+++ Source data

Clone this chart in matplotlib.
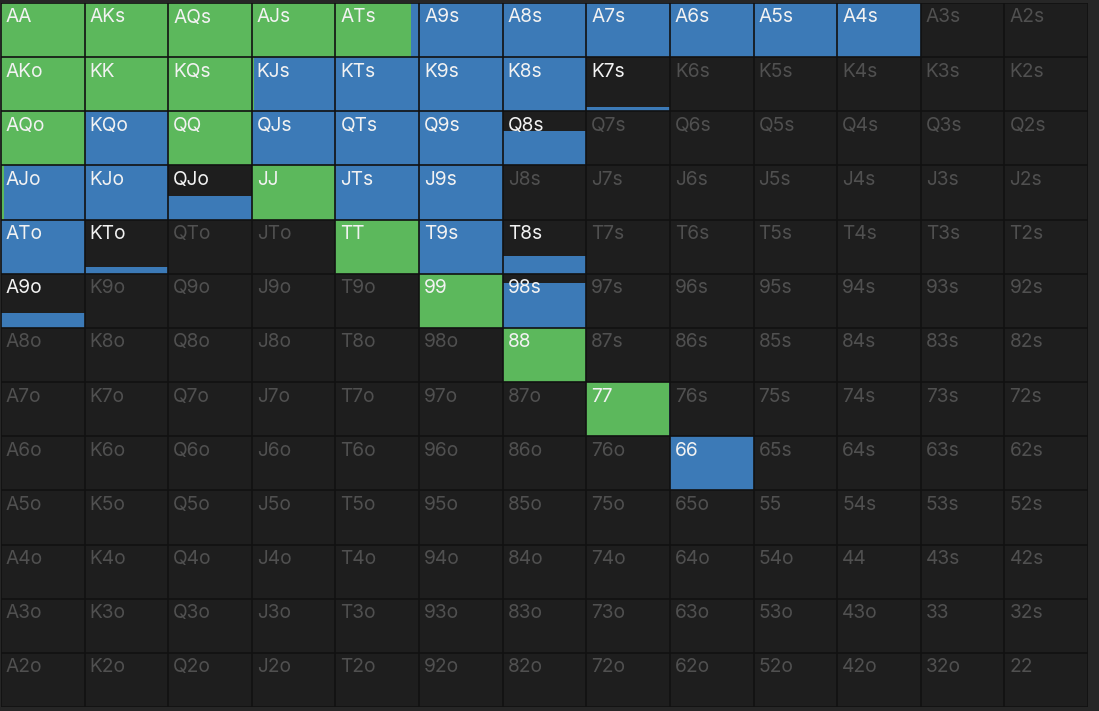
import matplotlib
matplotlib.use("Agg")
import matplotlib.pyplot as plt
from matplotlib.patches import Rectangle

ranks = ["A", "K", "Q", "J", "T", "9", "8", "7", "6", "5", "4", "3", "2"]

# raise (green) and call (blue) frequencies per hand
raise_freq = {
    "AA": 1.0, "AKs": 1.0, "AQs": 1.0, "AJs": 1.0, "ATs": 0.9,
    "AKo": 1.0, "KK": 1.0, "KQs": 1.0, "KJs": 0.03,
    "AQo": 1.0, "QQ": 1.0,
    "AJo": 0.04, "JJ": 1.0,
    "TT": 1.0, "99": 1.0, "88": 1.0, "77": 0.99,
}
call_freq = {
    "ATs": 0.1, "A9s": 1.0, "A8s": 1.0, "A7s": 1.0, "A6s": 1.0, "A5s": 1.0, "A4s": 1.0,
    "KJs": 0.97, "KTs": 1.0, "K9s": 1.0, "K8s": 1.0, "K7s": 0.08,
    "KQo": 1.0, "QJs": 1.0, "QTs": 1.0, "Q9s": 1.0, "Q8s": 0.63,
    "AJo": 0.96, "KJo": 1.0, "QJo": 0.43, "JTs": 1.0, "J9s": 1.0,
    "ATo": 1.0, "KTo": 0.12, "T9s": 1.0, "T8s": 0.33,
    "A9o": 0.27, "98s": 0.83,
    "77": 0.01, "66": 1.0,
}

GREEN = "#5cb85c"
BLUE = "#3c7ab7"
CELL_BG = "#1e1e1e"
GRID = "#111111"
FIG_BG = "#262626"
ACTIVE_TXT = "#f2f2f2"
IDLE_TXT = "#505050"

W, H = 1099, 711
fig = plt.figure(figsize=(W / 100, H / 100), dpi=100, facecolor=FIG_BG)
x0, x1, y0, y1 = 1, 1088, 3, 707
ax = fig.add_axes([x0 / W, 1 - y1 / H, (x1 - x0) / W, (y1 - y0) / H])
ax.set_xlim(0, 13)
ax.set_ylim(13, 0)
ax.axis("off")
ax.set_facecolor(CELL_BG)

n = len(ranks)
cell_w_px = (x1 - x0) / n
cell_h_px = (y1 - y0) / n
dx = 5 / cell_w_px
dy = 5.5 / cell_h_px

for i in range(n):
    for j in range(n):
        if i == j:
            hand = ranks[i] + ranks[j]
        elif j > i:
            hand = ranks[i] + ranks[j] + "s"
        else:
            hand = ranks[j] + ranks[i] + "o"
        r = raise_freq.get(hand, 0.0)
        c = call_freq.get(hand, 0.0)
        tot = r + c
        ax.add_patch(Rectangle((j, i), 1, 1, facecolor=CELL_BG, edgecolor="none"))
        if tot > 0:
            h = min(tot, 1.0)
            wr = r / tot
            if r > 0:
                ax.add_patch(Rectangle((j, i + 1 - h), wr, h, facecolor=GREEN, edgecolor="none"))
            if c > 0:
                ax.add_patch(Rectangle((j + wr, i + 1 - h), 1 - wr, h, facecolor=BLUE, edgecolor="none"))
        ax.text(j + dx, i + dy, hand, ha="left", va="top", fontsize=13.8,
                family=["Inter", "DejaVu Sans"],
                color=ACTIVE_TXT if tot > 0 else IDLE_TXT)

for k in range(n + 1):
    ax.axhline(k, color=GRID, lw=1.2, zorder=5)
    ax.axvline(k, color=GRID, lw=1.2, zorder=5)

fig.savefig("out.png", dpi=100, facecolor=FIG_BG)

++++++

Aim of the exercise :: Repeat only the lines between the start of the data and the line with "dy = 5.5 / cell_h_px", including those two lines, and skip the pictures.

Result of the exercise ::
Clone this chart in matplotlib.
import matplotlib
matplotlib.use("Agg")
import matplotlib.pyplot as plt
from matplotlib.patches import Rectangle

ranks = ["A", "K", "Q", "J", "T", "9", "8", "7", "6", "5", "4", "3", "2"]

# raise (green) and call (blue) frequencies per hand
raise_freq = {
    "AA": 1.0, "AKs": 1.0, "AQs": 1.0, "AJs": 1.0, "ATs": 0.9,
    "AKo": 1.0, "KK": 1.0, "KQs": 1.0, "KJs": 0.03,
    "AQo": 1.0, "QQ": 1.0,
    "AJo": 0.04, "JJ": 1.0,
    "TT": 1.0, "99": 1.0, "88": 1.0, "77": 0.99,
}
call_freq = {
    "ATs": 0.1, "A9s": 1.0, "A8s": 1.0, "A7s": 1.0, "A6s": 1.0, "A5s": 1.0, "A4s": 1.0,
    "KJs": 0.97, "KTs": 1.0, "K9s": 1.0, "K8s": 1.0, "K7s": 0.08,
    "KQo": 1.0, "QJs": 1.0, "QTs": 1.0, "Q9s": 1.0, "Q8s": 0.63,
    "AJo": 0.96, "KJo": 1.0, "QJo": 0.43, "JTs": 1.0, "J9s": 1.0,
    "ATo": 1.0, "KTo": 0.12, "T9s": 1.0, "T8s": 0.33,
    "A9o": 0.27, "98s": 0.83,
    "77": 0.01, "66": 1.0,
}

GREEN = "#5cb85c"
BLUE = "#3c7ab7"
CELL_BG = "#1e1e1e"
GRID = "#111111"
FIG_BG = "#262626"
ACTIVE_TXT = "#f2f2f2"
IDLE_TXT = "#505050"

W, H = 1099, 711
fig = plt.figure(figsize=(W / 100, H / 100), dpi=100, facecolor=FIG_BG)
x0, x1, y0, y1 = 1, 1088, 3, 707
ax = fig.add_axes([x0 / W, 1 - y1 / H, (x1 - x0) / W, (y1 - y0) / H])
ax.set_xlim(0, 13)
ax.set_ylim(13, 0)
ax.axis("off")
ax.set_facecolor(CELL_BG)

n = len(ranks)
cell_w_px = (x1 - x0) / n
cell_h_px = (y1 - y0) / n
dx = 5 / cell_w_px
dy = 5.5 / cell_h_px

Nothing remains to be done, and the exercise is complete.